Dejar que la comida se pudra en el refrigerador y no tirarla, traer revistas inservibles en el asiento de atrás del coche durante semanas, mezclar ropa limpia y sucia en algún rincón de la recámara, olvidarnos de los trastes sucios en el fregadero… Hay temporadas caóticas que llegan a instalarse en nuestra vida y nos vamos acostumbrando a ellas, hasta que alguien nos hace notar que el orden, nos guste o no, hace la vida más sencilla.
Me acuerdo cuando tenía quince años y mi madre tenía la osadía de entrar a mi recámara: “Ay, m’ijita. Si como tienes tu cuarto tienes la cabeza… Te recuerdo que no hay permisos hasta que no recojas tu desorden.” Con esas amenazas y una jeta de tres metros, arreglaba mi tinglado y obtenía el “pase de salida” para el fin de semana.
Pero cuando te lo dice tu madre y tienes quince años, mmm, como que no cuenta. Una puede controlar el caos y el mundo sigue girando. La cosa cambia cuando vives en pareja, el otro se vuelve un espejo que magnifica tus defectos. Es penoso darnos cuenta de que nuestros malos hábitos han empezado a causar estragos en la relación y, sobre todo, que no hemos tenido la voluntad de cambiarlos.
Paulina, por ejemplo, tiene cuatro meses de casada. Ayer nos vimos para tomar un café y la encontramos bastante desmejorada, un poco enferma, ojerosa e incómoda consigo misma.
– ¿No estás contenta? –preguntó Gaby.
– Tengo depresión post boda –respondió Paulina.
– ¿Cómo?
– Mira, después del rush de la fiesta y la luna de miel, me vino un bajón horrible. Siento que no me adapto…
Antes de casarse, Paulina vivía sola en su depa y era feliz con su desmadrito, un zapato por aquí, un suéter por allá, ropa tirada en el baño… Ahora Paulina extraña su caos porque su marido es el más ordenado: “Mi hombre es un bombón y me tiene mucha paciencia. Como ya me conoce, me asignó mi esquina del desorden, ahí puedo poner todo mi caos. Pero a veces se me van las cabras y dejo cosas tiradas. Él, sin decirme nada, las levanta y las ordena. Eso me hace sentir fatal”.
Roberta entró al quite: “Puedes seguir así, quizás él también se acostumbre, pero al llegar los hijos una ya no puede hacerse tonta. Cuando nació mi bebé me dije: o te educas a ti misma o él padecerá tus malos hábitos.”
Les conté que me pasa lo mismo cada vez que mi novio se sube a mi coche y no podemos escuchar música porque el estéreo tiene un falso contacto.
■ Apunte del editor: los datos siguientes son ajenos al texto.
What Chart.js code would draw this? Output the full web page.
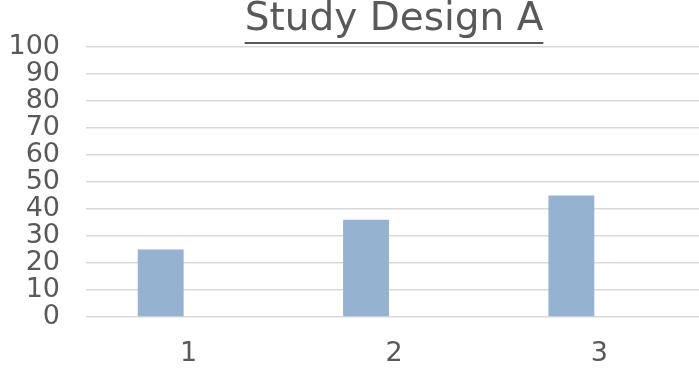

Aunque él es muy respetuoso y no me dice nada, su sola presencia me hace sentir una vieja fodonga. Ya me ofreció llevarlo a reparar, pero como soy una orgullosa, le dije que yo lo haría (cosa que no ha sucedido). Al respecto, Roberta fue muy dura en su sentencia: “Yo creo que si amas tanto tus malos hábitos, entonces no mereces el amor de alguien más.” (Gulp!!)
Quizás Roberta tenga razón, pero este asunto tiene sus matices: todos necesitamos un poco de caos para tener la mente en orden, que ironía. Hay algunos que somos más obsesivos y otros más cínicos, pero todos tenemos nuestro lado caótico y, de manera más o menos consciente, dejamos tirada nuestra mierda (simbólica o real) con la que, irremediablemente, alguien se tropezará.
Si queremos vivir en paz con nuestra pareja o con la comunidad, tenemos que ponernos las pilas. La desidia y la hueva pocas veces nos traen beneficios sociales. A veces somos taaaaan listas que encontramos una justificación incontestable para seguir siendo la peor versión de nosotras mismas: cuando no es la depre es el trabajo, cuando no es la falta de tiempo es la familia que nos educó así. Siempre habrá algo o alguien más en qué depositar nuestra falta de voluntad.
Creo que hay ámbitos de tolerancia para ser desidiosa y caótica, porque no pasa nada realmente trascendente si dejamos un calcetín olvidado debajo de la cama. Pero cuando nuestro desorden empieza a hacerle grietas a una relación, la vida es contundente: o cambias o te cambian (casi siempre por otra persona); es una bomba de tiempo.